Use other visual levers. Outfit contrast is the most reliable: a character with dark brown hair in a white coat reads as clearly distinct from a character with dark brown hair in a red-trimmed black jacket. Silhouette contrast works well too: a difference in build (one compact and muscular, one slim and tall), a distinctive hair accessory on one, a weapon or bag carried by one and not the other. If the hair colors are close, make everything else as visually distinct as possible, and explicitly call out the differences in the prompt rather than relying on the model to infer them.

Should I upload reference images or is the written description enough?

Both is better than either. The written description is precise and can be used in any text-based prompt field. The reference image anchors the color palette and overall aesthetic in a way that language sometimes underdetermines: the exact shade of steel gray in an eye, the specific blue-black of a jacket, the weight of a hairstyle. When the tool accepts both a reference image and a text prompt, use both. When it accepts only text, make the written description do the visual work of the image by naming specific colors, textures, and proportions rather than relying on general terms.

How do I handle characters who change outfits across scenes?

Treat each outfit as a separate character sheet variant. Keep the physical description (face, hair, build, notable features) constant and create separate outfit description blocks for each context: school uniform, casual wear, battle gear, formal outfit. When prompting, use the same physical description every time and swap only the outfit block. This keeps the core character identity anchored while allowing the costume to change as the story requires.

Why do my characters look right individually but wrong together in a group shot?

The most common cause is that the individual reference images were generated in different sessions with slightly different implicit style settings, and those differences surface when both characters must coexist in the same frame. The AI reconciles the visual conflict by averaging or compromising between the two, which shifts both characters slightly toward each other's aesthetic. The fix is to generate all character reference images in the same session, with the same style parameters, so the visual baseline is consistent before you move to group shots. If you are using AutoWeeb's anime character creator, keeping all characters within the same project ensures they share a common style foundation.

Can I use character sheets to generate the same character at different ages?

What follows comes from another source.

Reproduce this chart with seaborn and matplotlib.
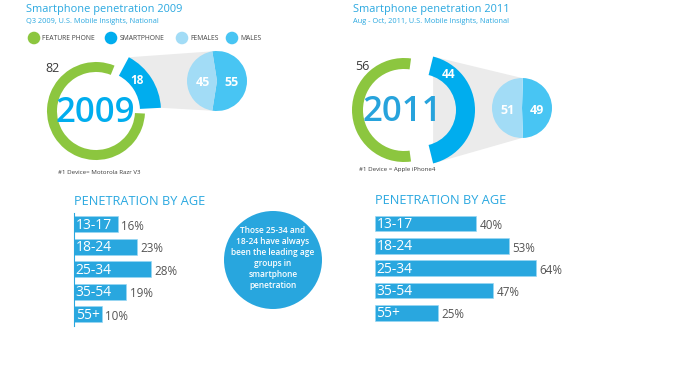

Yes, and it is one of the more powerful uses of the system. Keep the core physical description (hair color, eye color, distinctive features) as a fixed anchor and add age-specific modifiers to the build and face: "same character, late twenties, slightly sharper jaw, broader shoulders, same ash-blond hair now worn shorter, same steel-gray eyes." This produces a believable visual continuity between character versions that a prompt without the anchor would never achieve. The character sheet becomes a through-line across the full narrative arc.